I have a little question concerning operator algebras.
Consider the unilateral shift $S\in \mathcal{B}(\ell^2)$ defined by $Se_n=e_{n+1}$, $e_i$ being the canonical orthonormal basis of $\ell^2$. Then take the $C^*$-algebra generated by $S$, that is the the completion of the algebra of all polynomials in $S$ and $S^*$ with respect to the operator norm, and the von-Neumann-Algebra $W^*(S)$ generated by $S$ which is the same but with respect to the strong operator topology.
It is easy to see that $C^*(S) \subset W^*(S)$ and that $W^*(S)$ is actually the whole space $\mathcal{B}(\ell^2)$. But is this inclusion proper? What would be a linear Operator that is not in $C^*(S)$? I tried to think of a property that all elements in $C^*(S)$ fulfill and then find a linear operator that does not have this property but i can't seem to find something fitting. Does someone know an example?
Thanks!
The inclusion is "very" proper: $C^*(S)$ is separable, while $B(\ell^2)$ isn't.

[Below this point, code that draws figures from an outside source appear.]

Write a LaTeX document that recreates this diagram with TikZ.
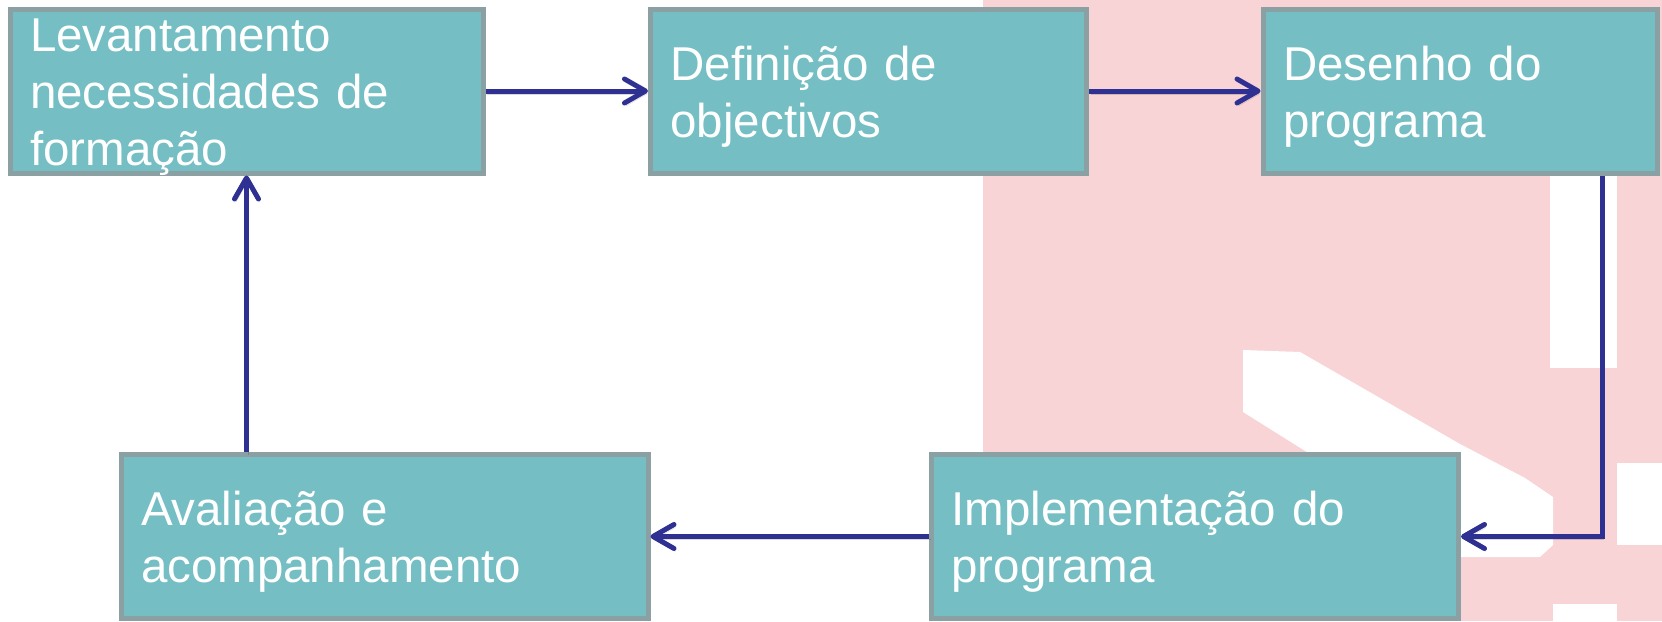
\documentclass[tikz,border=0pt]{standalone}
\usepackage{fontspec}
\setmainfont{Liberation Sans}
\usepackage{tikz}
\usetikzlibrary{
        arrows.meta,
        positioning
    }
\definecolor{boxfill}{RGB}{116,190,196}
\definecolor{boxline}{RGB}{138,160,163}
\definecolor{flowblue}{RGB}{46,49,146}
\definecolor{bgpink}{RGB}{248,212,214}
\tikzset{>={Straight Barb[length=21pt,width=24pt,round]},node distance=160pt}
\tikzset{stage/.style={rectangle,draw=boxline,fill=boxfill,line width=5pt,
        text=white,align=left,text width=#1,inner xsep=20pt,inner ysep=0pt,
        text height=35pt,text depth=57pt,minimum height=164pt,
        font=\fontsize{47.5pt}{57pt}\selectfont}}
\tikzset{flow/.style={->,draw=flowblue,line width=5pt,
        preaction={draw=black,opacity=0.15,transform canvas={shift={(1.5pt,-3pt)}}}}}

\begin{document}
\begin{tikzpicture}[x=1pt,y=-1pt]
    		\useasboundingbox (0,0) rectangle (1662,621);
    		% pink backdrop
    		\fill[bgpink] (983,0) rectangle (1662,621);
    		\fill[white] (1550,175) rectangle (1617,368);
    		\fill[white] (1243,350) -- (1300,352) -- (1460,444) -- (1525,478) -- (1553,497)
    		    -- (1553,545) -- (1540,557) -- (1460,557) -- (1310,454) -- (1243,412) -- cycle;
    		\fill[white] (1617,463) rectangle (1662,545);
    		\fill[white] (1553,604) rectangle (1617,621);

    		\node[stage=433pt,text depth=114pt] (levant) at (246.5,91) {Levantamento\\necessidades de\\formação};
    		\node[stage=396pt] (objectivos) [right=162.5pt of levant] {Definição de\\objectivos};
    		\node[stage=354pt] (desenho) [right=171.5pt of objectivos] {Desenho do\\programa};
    		\node[stage=487pt] (avaliacao) at (384.5,536.5) {Avaliação e\\acompanhamento};
    		\node[stage=487pt] (implementacao) [right=278.5pt of avaliacao] {Implementação do\\programa};

    		\coordinate (turn) at (1602,538);
    		\draw[flow] (levant) -- (objectivos);
    		\draw[flow] (objectivos) -- (desenho);
    		\draw[flow] (desenho.south -| turn) |- (implementacao.east);
    		\draw[flow] (implementacao) -- (avaliacao);
    		\draw[flow] (avaliacao.north -| levant) -- (levant.south);
        \end{tikzpicture}
\end{document}
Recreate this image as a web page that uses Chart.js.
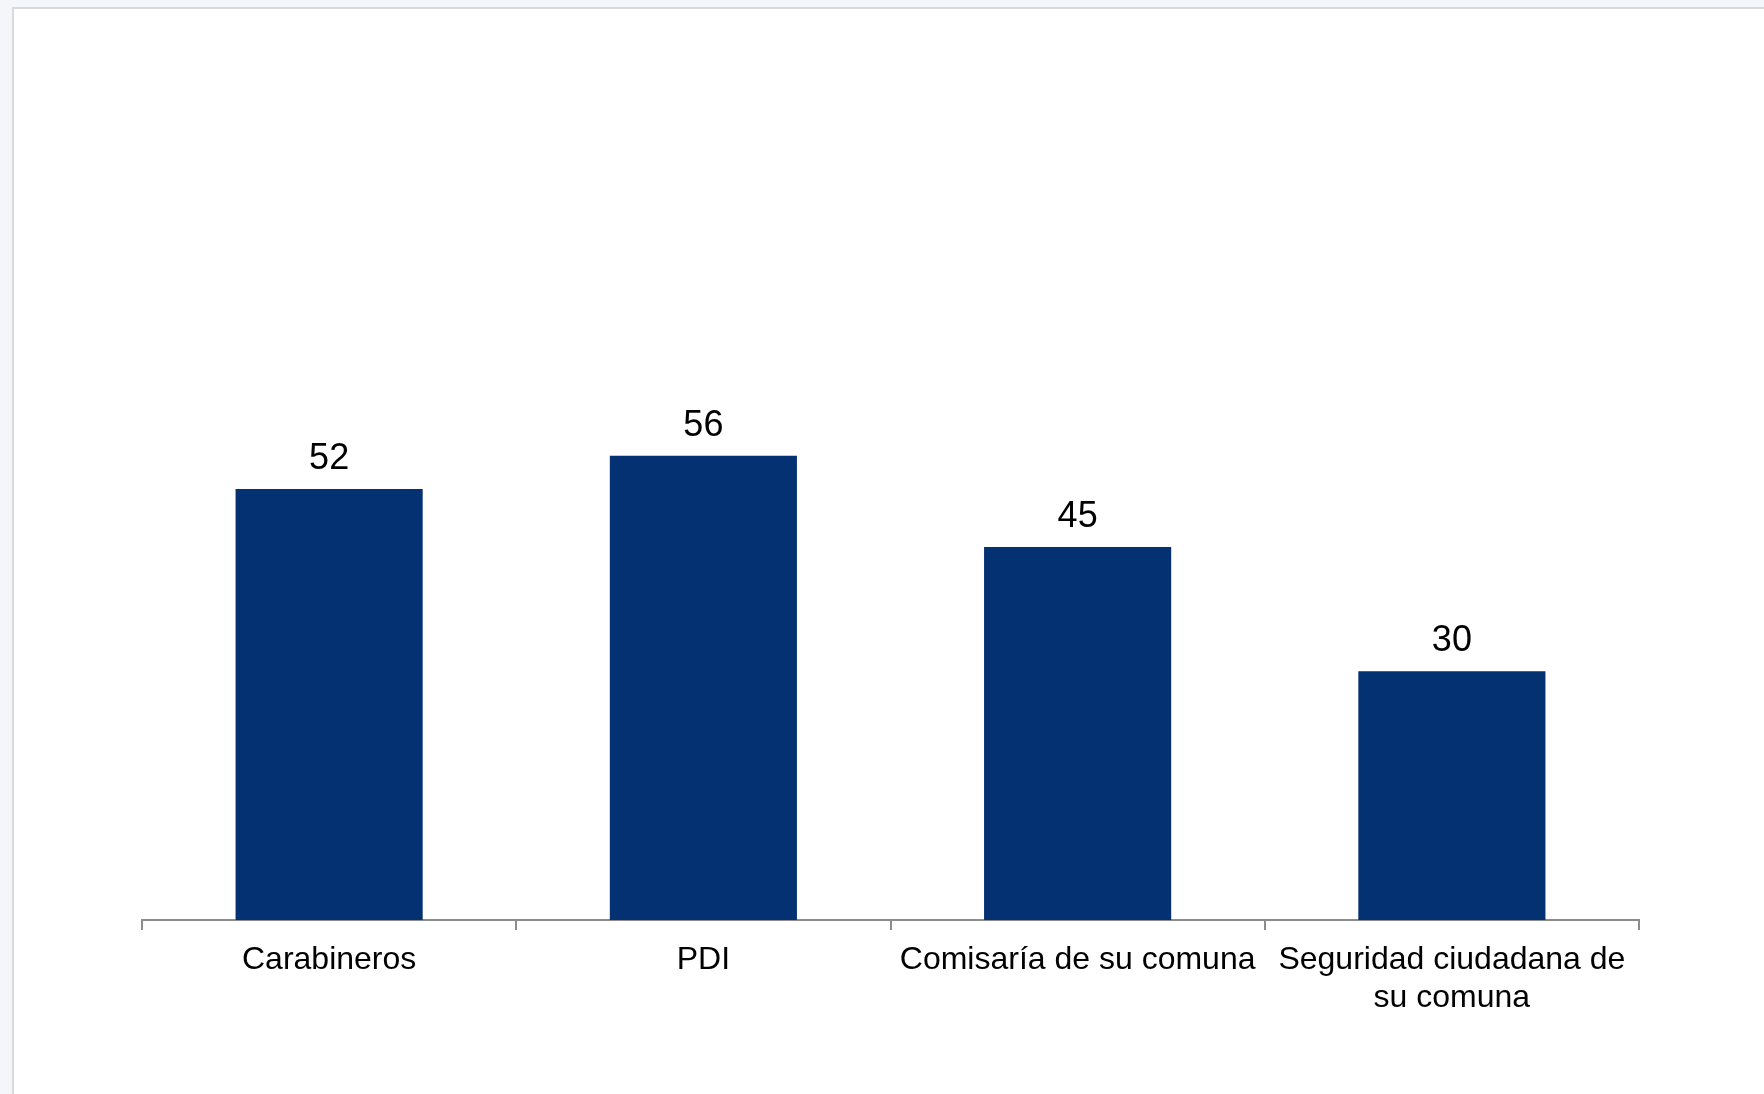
<!DOCTYPE html>
<html>
<head>
<meta charset="utf-8">
<script src="https://cdn.jsdelivr.net/npm/chart.js@4"></script>
<style>
  html, body { margin: 0; padding: 0; width: 1764px; height: 1094px; overflow: hidden; background: #f5f6fa; }
  #frame { position: absolute; left: 12px; top: 7px; right: 0; bottom: 0; background: #ffffff; border-left: 2px solid #d9d9dc; border-top: 2px solid #d9d9dc; }
  #c { position: absolute; left: 0; top: 0; }
</style>
</head>
<body>
<div id="frame"></div>
<canvas id="c" width="1764" height="1094"></canvas>
<script>
const categories = ["Carabineros", "PDI", "Comisaría de su comuna", ["Seguridad ciudadana de", "su comuna"]];
const values = [52, 56, 45, 30];
const yMin = 0;
const yMax = 100;

const valueLabels = {
  id: 'valueLabels',
  afterDatasetsDraw(chart) {
    const ctx = chart.ctx;
    const meta = chart.getDatasetMeta(0);
    ctx.save();
    ctx.font = '36px "Liberation Sans", Arial, sans-serif';
    ctx.fillStyle = '#000000';
    ctx.textAlign = 'center';
    ctx.textBaseline = 'alphabetic';
    meta.data.forEach((bar, i) => {
      ctx.fillText(String(values[i]), bar.x, bar.y - 20);
    });
    ctx.restore();
  }
};

new Chart(document.getElementById('c'), {
  type: 'bar',
  data: {
    labels: categories,
    datasets: [{
      data: values,
      backgroundColor: '#033172',
      borderWidth: 0,
      barPercentage: 0.5,
      categoryPercentage: 1.0
    }]
  },
  options: {
    responsive: false,
    animation: false,
    devicePixelRatio: 1,
    layout: { padding: { left: 142, right: 125, top: 91, bottom: 54 } },
    plugins: { legend: { display: false }, tooltip: { enabled: false } },
    scales: {
      x: {
        offset: true,
        grid: { display: true, offset: true, drawOnChartArea: false, drawTicks: true, tickLength: 10, color: '#8c8c8c', lineWidth: 2 },
        border: { display: true, color: '#8c8c8c', width: 2 },
        ticks: {
          color: '#000000',
          padding: 11,
          maxRotation: 0,
          autoSkip: false,
          font: { family: '"Liberation Sans", Arial, sans-serif', size: 32, lineHeight: 1.19 }
        },
        afterFit(scale) { scale.height = 120; }
      },
      y: {
        display: false,
        min: yMin,
        max: yMax
      }
    }
  },
  plugins: [valueLabels]
});
</script>
</body>
</html>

To look explicitly for an operator not in $C^*(S)$, as Aweygan mentions, it is very likely that infinite projections $P$ with $I-P$ also infinite are not in $C^*(S)$. But I cannot come with a proof. So let's look somewhere else. Consider $$ V_1=1,\ V_2=\begin{bmatrix} 0&1\\1&0\end{bmatrix},\ V_3=\begin{bmatrix} 0&0&1\\0&1&0\\1&0&0\end{bmatrix},\ \cdots $$ and form $$ T=\bigoplus_n V_n$$ (that is, put the $V_n$ one after the other in the diagonal). The algebra $C^*(S)$ is the closed linear span of $\{S^nS^{*m}:\ n,m\in\{0\}\cup\mathbb N\}$. If $$\tag1 R=\sum_{j=0}^r \alpha_jS^{n_j}S^{*m_j}. $$ If we think of the matrix representation of $R$, all its entries will be zero outside of a certain diagonal band. Our operator $T$, on the other hand, has a $1$ as far from the diagonal as we want; thus $\|T-R\|\geq1$. This estimate will be preserved as we take limits of operators of the form $(1)$, so $T\not\in C^*(S)$.